TASK INSTRUCTIONS => From the material below, list every line containing "this".

# Start of DATASET RECORDS

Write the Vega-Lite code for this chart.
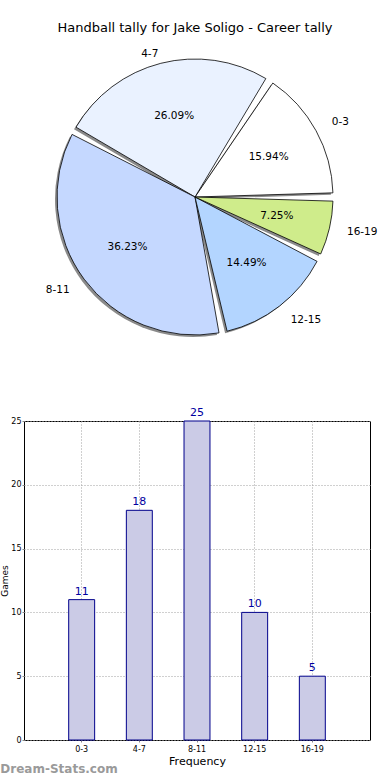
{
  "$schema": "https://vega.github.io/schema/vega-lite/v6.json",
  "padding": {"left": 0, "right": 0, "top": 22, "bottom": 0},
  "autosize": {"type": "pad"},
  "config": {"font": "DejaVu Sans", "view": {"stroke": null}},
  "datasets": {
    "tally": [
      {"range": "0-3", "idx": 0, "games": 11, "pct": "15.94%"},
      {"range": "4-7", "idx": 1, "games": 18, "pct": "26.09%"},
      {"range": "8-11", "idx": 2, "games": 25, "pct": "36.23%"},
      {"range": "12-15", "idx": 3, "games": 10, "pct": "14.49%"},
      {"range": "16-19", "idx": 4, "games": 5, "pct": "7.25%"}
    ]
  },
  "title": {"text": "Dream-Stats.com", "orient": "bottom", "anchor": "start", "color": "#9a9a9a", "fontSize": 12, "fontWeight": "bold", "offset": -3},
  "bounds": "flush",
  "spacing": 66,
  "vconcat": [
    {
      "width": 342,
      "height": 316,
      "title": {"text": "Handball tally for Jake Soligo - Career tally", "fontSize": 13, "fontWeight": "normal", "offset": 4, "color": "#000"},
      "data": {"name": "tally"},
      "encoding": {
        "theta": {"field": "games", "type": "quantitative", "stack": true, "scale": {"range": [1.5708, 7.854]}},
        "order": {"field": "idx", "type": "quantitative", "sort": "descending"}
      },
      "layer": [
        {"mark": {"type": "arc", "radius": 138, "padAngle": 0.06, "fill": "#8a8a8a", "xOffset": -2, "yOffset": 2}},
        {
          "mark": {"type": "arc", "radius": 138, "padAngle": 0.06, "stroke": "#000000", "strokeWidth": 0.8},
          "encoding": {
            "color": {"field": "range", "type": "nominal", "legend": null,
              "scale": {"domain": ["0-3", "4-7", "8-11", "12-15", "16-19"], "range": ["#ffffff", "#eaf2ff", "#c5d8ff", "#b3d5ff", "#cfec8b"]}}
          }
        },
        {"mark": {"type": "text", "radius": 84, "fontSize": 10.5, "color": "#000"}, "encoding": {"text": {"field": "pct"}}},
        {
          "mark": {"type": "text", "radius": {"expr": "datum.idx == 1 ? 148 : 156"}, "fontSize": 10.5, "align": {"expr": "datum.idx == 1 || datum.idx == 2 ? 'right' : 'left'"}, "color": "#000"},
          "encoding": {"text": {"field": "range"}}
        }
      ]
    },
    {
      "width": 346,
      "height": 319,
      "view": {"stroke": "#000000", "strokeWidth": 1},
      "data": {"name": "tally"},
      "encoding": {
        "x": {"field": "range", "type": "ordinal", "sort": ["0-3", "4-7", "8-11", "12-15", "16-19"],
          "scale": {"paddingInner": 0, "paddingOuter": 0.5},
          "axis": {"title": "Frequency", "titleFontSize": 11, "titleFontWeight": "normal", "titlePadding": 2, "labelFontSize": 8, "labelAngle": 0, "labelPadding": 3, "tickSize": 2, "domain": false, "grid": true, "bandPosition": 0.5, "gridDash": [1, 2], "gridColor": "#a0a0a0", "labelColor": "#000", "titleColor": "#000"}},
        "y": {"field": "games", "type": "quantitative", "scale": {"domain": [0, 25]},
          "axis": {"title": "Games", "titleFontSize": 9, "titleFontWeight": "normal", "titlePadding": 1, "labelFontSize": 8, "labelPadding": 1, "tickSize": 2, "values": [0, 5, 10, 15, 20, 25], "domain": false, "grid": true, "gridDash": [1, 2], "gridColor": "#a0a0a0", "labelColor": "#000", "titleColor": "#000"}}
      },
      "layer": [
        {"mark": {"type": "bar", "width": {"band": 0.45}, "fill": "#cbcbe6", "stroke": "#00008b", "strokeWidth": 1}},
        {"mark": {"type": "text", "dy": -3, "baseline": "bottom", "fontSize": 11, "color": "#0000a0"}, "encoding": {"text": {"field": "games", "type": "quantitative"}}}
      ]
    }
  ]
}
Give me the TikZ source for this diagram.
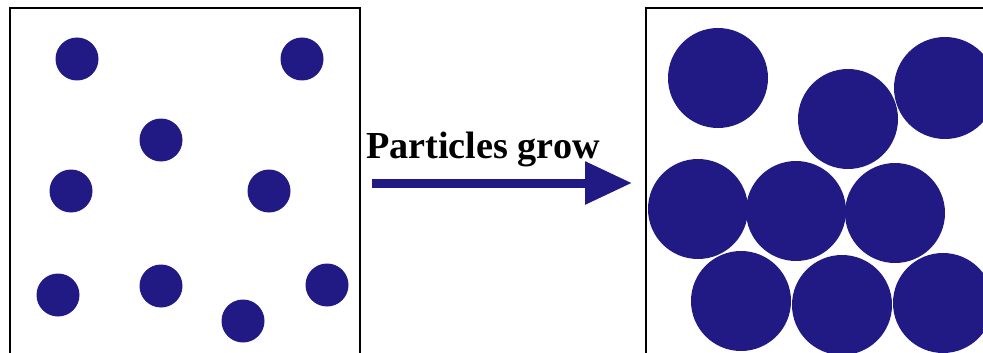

# End of DATASET RECORDS

TASK ANSWER =>
Write the Vega-Lite code for this chart.
Give me the TikZ source for this diagram.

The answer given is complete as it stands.